In your case, I think the speculation from outside buyers (which you can't dismiss when they are the bulk of the market) is driving up prices faster than rents justify. While I can think of numerous avenues to adjust rents and vacancies to bring the income approach in line with the other two approaches, I would not pursue those options. I think explaining the disconnect between prices and rents is easier and cleaner (and more useful if the client is a lender) than any alternative developed that would serve to disguise that trend. There is no reliable means to reconcile the low rent/stabilized occupancy and higher rents/higher turnover unless you have perfect data somewhere within that range, in which case you would just rely on that. My preference is to leave the glaring discrepancy and reconcile that with the other approaches rather than to make it appear that all is utopian.
 
Imo rents (actual, verified rents ) often give a more accurate indicator of value than sale prices and here is why-

1) Rents and income are collected and get paid with real money, not financed money. The retail or business income from a lease is what it is, and rents are paid with cash / funds and are not financed like in a one-time sale price where OPM from a mortgage is used. If wages and income top out at a certain threshold, where will the promised high $ leases com from ?
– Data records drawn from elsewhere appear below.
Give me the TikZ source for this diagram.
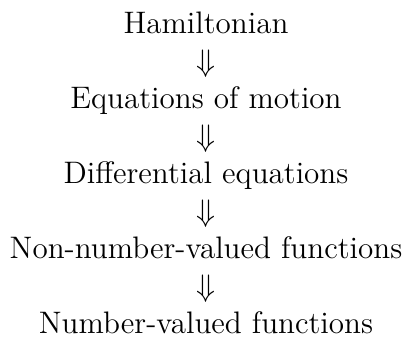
\documentclass[tikz,border=0pt,12pt]{standalone}
\begin{document}
\begin{tikzpicture}[x=0.386pt,y=-0.386pt,
  stage/.style={inner sep=0pt,anchor=base},
  implies/.style={inner sep=0pt,anchor=base}]
\useasboundingbox (0,0) rectangle (412,343);
\node[stage] (h) at (206,34) {Hamiltonian};
\node[implies] (a1) at (206,71.5) {$\Downarrow$};
\node[stage] (e) at (206,109) {Equations of motion};
\node[implies] (a2) at (206,146.5) {$\Downarrow$};
\node[stage] (d) at (206,184) {Differential equations};
\node[implies] (a3) at (206,221.5) {$\Downarrow$};
\node[stage] (n) at (206,259) {Non-number-valued functions};
\node[implies] (a4) at (206,296.5) {$\Downarrow$};
\node[stage] (f) at (206,334) {Number-valued functions};
\end{tikzpicture}
\end{document}
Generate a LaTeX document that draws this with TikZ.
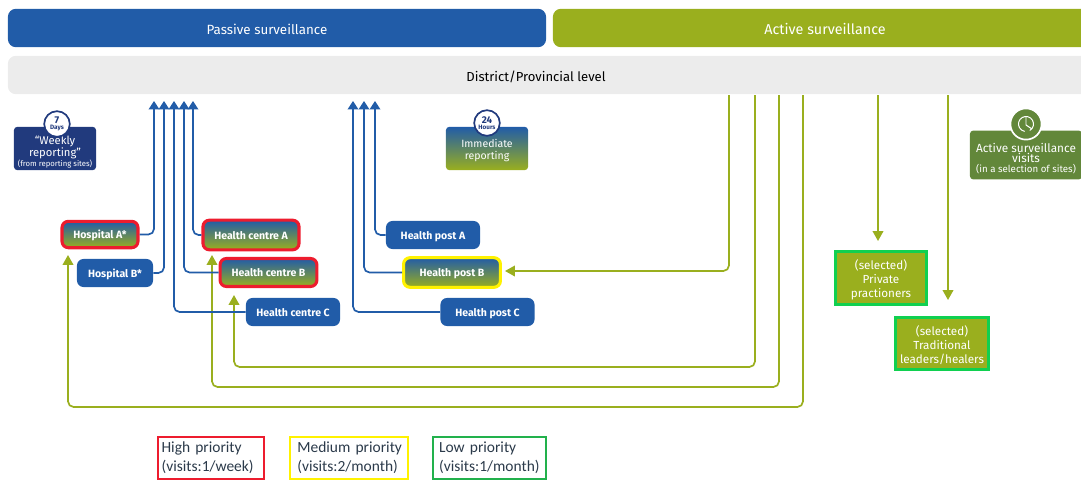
\documentclass[tikz,border=0pt]{standalone}
\usepackage{fontspec}
\setmainfont{Fira Sans}
\newfontfamily\legendfont{Carlito}
\usetikzlibrary{arrows.meta}
\definecolor{passive}{HTML}{215CA8}
\definecolor{active}{HTML}{9AAF1E}
\definecolor{district}{HTML}{ECECEC}
\definecolor{navy}{HTML}{213A7D}
\definecolor{visits}{HTML}{62873A}
\definecolor{hired}{HTML}{ED1C2E}
\definecolor{myellow}{HTML}{FFF200}
\definecolor{lgreen}{HTML}{10D050}
\definecolor{lowgreen}{HTML}{22B14C}
\definecolor{legendtext}{HTML}{2B3A4A}

\tikzset{
    barbox/.style = {rectangle, rounded corners = .2cm, minimum height = .96cm, text height = 10pt, text depth = 1pt, text = white, font = \fontsize{9.5}{11}\selectfont},
    sitebox/.style = {rectangle, rounded corners = .16cm, fill = passive, text = white, minimum height = .7cm, text height = 7pt, text depth = 1pt, font = \fontsize{7.5}{9}\selectfont\bfseries},
    mixbox/.style = {sitebox, top color = passive, bottom color = active},
    highbox/.style = {mixbox, draw = hired, line width = 2.2pt},
    medbox/.style = {mixbox, draw = myellow, line width = 2.2pt},
    infobox/.style = {rectangle, rounded corners = .08cm, inner sep = 0pt, minimum width = 2.05cm, minimum height = 1.08cm, text = white, align = center, font = \fontsize{7.5}{8}\selectfont},
    badge/.style = {circle, draw = navy, fill = white, line width = 1.2pt, inner sep = 0pt, minimum size = .64cm, align = center, text = navy, font = \fontsize{7}{5}\selectfont\bfseries},
    selbox/.style = {rectangle, fill = active, draw = lgreen, line width = 2.2pt, text = white, align = center, minimum height = 1.2cm, font = \fontsize{8.3}{10}\selectfont},
    legendbox/.style = {rectangle, draw, line width = 1.5pt, minimum height = 1.03cm, align = left, text = legendtext, font = \legendfont\fontsize{11}{13.5}\selectfont},
    bluearrow/.style = {draw = passive, line width = 1.2pt, rounded corners = .14cm, -{Triangle[width = 7.5pt, length = 6pt]}},
    greenarrow/.style = {draw = active, line width = 1.2pt, rounded corners = .14cm, -{Triangle[width = 7.5pt, length = 7pt]}}
}

\begin{document}
\begin{tikzpicture}[x = .025cm, y = -.025cm]
    \useasboundingbox (0, 0) rectangle (1081, 480);

    \node[barbox, fill = passive, minimum width = 13.45cm] (passive) at (277, 28) {\hspace{-.5cm}Passive surveillance};
    \node[barbox, fill = active, minimum width = 13.6cm, font = \fontsize{10.2}{12}\selectfont] (active) at (825, 28) {Active surveillance};
    \node[barbox, fill = district, text = black, minimum width = 27.1cm, font = \fontsize{9.3}{11}\selectfont] (district) at (550, 75) {\hspace{-.7cm}District/Provincial level};

    \node[infobox, fill = navy, font = \fontsize{8}{8.5}\selectfont] (weekly) at (55, 148.5) {\rule{0pt}{11pt}``Weekly\\reporting''\\[-1pt]{\fontsize{5.5}{6}\selectfont (from reporting sites)}};
    \node[badge] (days) at (57, 124) {7\\[-1pt]{\fontsize{4.5}{5}\selectfont Days}};
    \node[infobox, top color = passive, bottom color = active] (immediate) at (487, 148.5) {\rule{0pt}{8.5pt}Immediate\\[1pt]reporting};
    \node[badge] (hours) at (487, 123) {24\\[-1pt]{\fontsize{4.5}{5}\selectfont Hours}};
    \node[infobox, fill = visits, minimum width = 2.8cm, minimum height = 1.22cm, font = \fontsize{8.4}{7}\selectfont] (asv) at (1026, 155) {\rule{0pt}{12pt}Active surveillance\\visits\\{\fontsize{6.9}{7}\selectfont (in a selection of sites)}};
    \node[circle, fill = visits, draw = white, line width = 1.2pt, minimum size = .78cm] (clock) at (1026, 124) {};
    \draw[white, line width = .7pt] (1026, 124) ++(60:7.5) arc (60:-260:7.5);
    \draw[white, line width = .7pt] (1026, 116) -- (1026, 125) -- (1032, 129);

    \node[highbox, minimum width = 1.9cm, minimum height = .66cm] (hospA) at (100, 234.5) {Hospital A*};
    \node[sitebox, minimum width = 1.9cm] (hospB) at (115, 273) {Hospital B*};
    \node[highbox, minimum width = 2.4cm, minimum height = .74cm] (centreA) at (251, 235) {Health centre A};
    \node[highbox, minimum width = 2.42cm] (centreB) at (268.5, 272.5) {Health centre B};
    \node[sitebox, minimum width = 2.35cm] (centreC) at (293, 312) {Health centre C};
    \node[sitebox, minimum width = 2.35cm] (postA) at (433, 235) {Health post A};
    \node[medbox, minimum width = 2.42cm, minimum height = .74cm] (postB) at (452, 272.5) {Health post B};
    \node[sitebox, minimum width = 2.35cm] (postC) at (487.5, 312) {Health post C};

    \node[selbox, minimum width = 2.28cm] (private) at (881, 278) {\rule{0pt}{9pt}(selected)\\Private\\practioners};
    \node[selbox, minimum width = 2.33cm] (healers) at (942, 343.5) {\rule{0pt}{9pt}(selected)\\Traditional\\leaders/healers};

    \node[legendbox, draw = hired, text width = 2.47cm, inner xsep = .09cm] (high) at (211, 458) {High priority\\(visits:1/week)};
    \node[legendbox, draw = myellow, text width = 2.68cm, inner xsep = .135cm] (medium) at (349, 458) {\hspace*{.05cm}Medium priority\\\hspace*{.05cm}(visits:2/month)};
    \node[legendbox, draw = lowgreen, text width = 2.52cm, inner xsep = .15cm] (low) at (489.5, 458) {Low priority\\(visits:1/month)};

    % free ends of the connectors
    \coordinate (upA) at (154, 101);
    \coordinate (upB) at (164, 101);
    \coordinate (upC) at (174, 101);
    \coordinate (upD) at (184, 101);
    \coordinate (upE) at (193, 101);
    \coordinate (upF) at (353, 101);
    \coordinate (upG) at (364, 101);
    \coordinate (upH) at (375, 101);
    \coordinate (inPostB) at (505, 271);
    \coordinate (inCentreB) at (234, 295);
    \coordinate (inCentreA) at (212, 255);
    \coordinate (inHospA) at (68, 255);
    \coordinate (inPrivate) at (878, 241);
    \coordinate (inHealers) at (948, 300);

    \draw[greenarrow] (729, 95) |- (inPostB);
    \draw[greenarrow] (755, 95) |- (400, 367) -| (inCentreB);
    \draw[greenarrow] (779, 95) |- (400, 387) -| (inCentreA);
    \draw[greenarrow] (803, 95) |- (400, 407) -| (inHospA);
    \draw[greenarrow] (878, 95) -- (inPrivate);
    \draw[greenarrow] (948, 95) -- (inHealers);

    \draw[bluearrow] (hospA.east) -| (upA);
    \draw[bluearrow] (hospB.east) -| (upB);
    \draw[bluearrow] (centreC.west) -| (upC);
    \draw[bluearrow] (centreB.west) -| (upD);
    \draw[bluearrow] (centreA.west) -| (upE);
    \draw[bluearrow] (postC.west) -| (upF);
    \draw[bluearrow] (postB.west) -| (upG);
    \draw[bluearrow] (postA.west) -| (upH);
\end{tikzpicture}
\end{document}
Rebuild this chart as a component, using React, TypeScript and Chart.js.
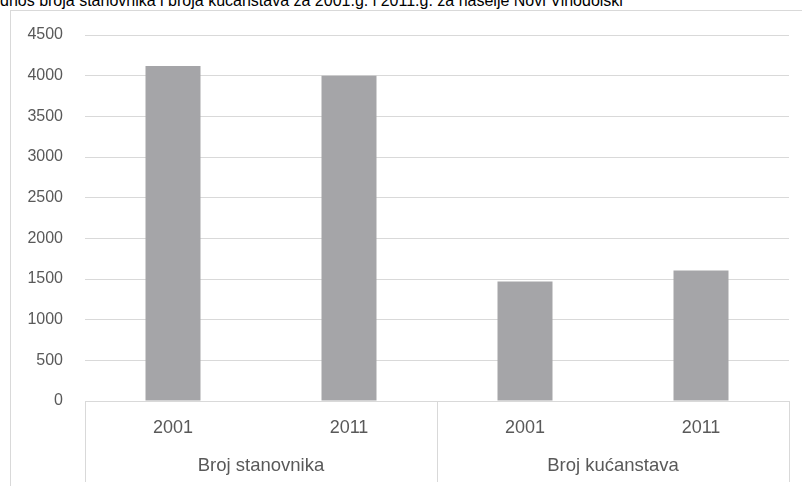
import React, { useEffect, useRef } from "react";
import { Chart, registerables } from "chart.js";

Chart.register(...registerables);

const titleText =
  "dnos broja stanovnika i broja kućanstava za 2001.g. i 2011.g. za naselje Novi Vinodolski";
const yearLabels = ["2001", "2011", "2001", "2011"];
const groupLabels = ["Broj stanovnika", "Broj kućanstava"];
const values = [4119, 3998, 1468, 1603];
const yMax = 4500;
const yStep = 500;

const FONT = "'Liberation Sans', Arial, sans-serif";
const TEXT = "#595959";
const LINE = "#d9d9d9";

const separatorPlugin = {
  id: "separators",
  afterDraw(chart: any) {
    const x = chart.scales.x;
    const ca = chart.chartArea;
    const ctx = chart.ctx;
    const mid = (x.getPixelForValue(1) + x.getPixelForValue(2)) / 2;
    const bottom = chart.height - 4;
    ctx.save();
    ctx.strokeStyle = LINE;
    ctx.lineWidth = 1;
    ctx.beginPath();
    ctx.moveTo(x.left, Math.round(ca.bottom) + 0.5);
    ctx.lineTo(x.right, Math.round(ca.bottom) + 0.5);
    [x.left, mid, x.right].forEach((px: number) => {
      const p = Math.round(px) + 0.5;
      ctx.moveTo(p, ca.bottom);
      ctx.lineTo(p, bottom);
    });
    ctx.stroke();
    ctx.restore();
  },
};

export default function App() {
  const ref = useRef<HTMLCanvasElement | null>(null);
  useEffect(() => {
    if (!ref.current) return;
    const chart = new Chart(ref.current, {
      type: "bar",
      data: {
        labels: yearLabels,
        datasets: [
          {
            data: values,
            backgroundColor: "#a5a5a8",
            barPercentage: 0.3125 / 0.8,
            categoryPercentage: 0.8,
          },
        ],
      },
      options: {
        responsive: false,
        animation: false,
        layout: { padding: { top: 24, right: 13, left: 0, bottom: 0 } },
        plugins: {
          legend: { display: false },
          tooltip: { enabled: false },
          title: { display: false },
        },
        scales: {
          y: {
            min: 0,
            max: yMax,
            ticks: {
              stepSize: yStep,
              color: TEXT,
              padding: 0,
              font: { family: FONT, size: 16 },
              callback: (v: any) => String(v),
            },
            grid: {
              color: LINE,
              drawTicks: true,
              tickLength: 22,
              tickColor: "rgba(0,0,0,0)",
              lineWidth: 1,
            },
            border: { display: false },
            afterFit: (s: any) => {
              s.width = 74;
            },
          },
          x: {
            type: "category",
            offset: true,
            ticks: {
              color: TEXT,
              padding: 16,
              maxRotation: 0,
              autoSkip: false,
              font: { family: FONT, size: 18 },
            },
            grid: { display: false, drawTicks: false },
            border: { display: false },
            afterFit: (s: any) => {
              s.height = 46;
            },
          },
          x2: {
            type: "category",
            position: "bottom",
            weight: 1,
            labels: groupLabels,
            offset: true,
            ticks: {
              color: TEXT,
              padding: 7.5,
              maxRotation: 0,
              autoSkip: false,
              font: { family: FONT, size: 18.5 },
            },
            grid: { display: false, drawTicks: false },
            border: { display: false },
            afterFit: (s: any) => {
              s.height = 39;
            },
          },
        },
      },
      plugins: [separatorPlugin],
    } as any);
    return () => chart.destroy();
  }, []);

  return (
    <div
      style={{
        position: "fixed",
        left: 0,
        top: 0,
        width: 802,
        height: 486,
        overflow: "hidden",
        background: "#fff",
      }}
    >
      <div
        style={{
          position: "absolute",
          left: 0,
          top: -8,
          fontFamily: FONT,
          fontSize: 16,
          lineHeight: "18px",
          color: "#000",
          whiteSpace: "nowrap",
        }}
      >
        {titleText}
      </div>
      <div
        style={{
          position: "absolute",
          left: 10,
          top: 10,
          width: 792,
          height: 476,
          borderLeft: `1px solid ${LINE}`,
          borderTop: `1px solid ${LINE}`,
        }}
      >
        <canvas
          ref={ref}
          width={791}
          height={475}
          style={{ display: "block", width: 791, height: 475 }}
        />
      </div>
    </div>
  );
}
Sometimes, an area is under-rented and is poised for growth, but other times it is just people hoping to cash in or not being well informed as to the reality.
Rents are like the canary in a coal mine because when too many out-of-town speculators move in and overpay, they do not live in the area and have no qualms about walking away from the property, especially if they put little $ down. Remember the term strategic default? There is only so long an owner will be able to, or want to maintain a vacant property or one rented at a negative cash flow.

I remember all the glitzy condos that went up in Miami and some in W Palm Beach where spec buyers were promised that rich foreigners would come in and rent - they never came - local people here can not afford the rental rates that made buying one of those condos make sense.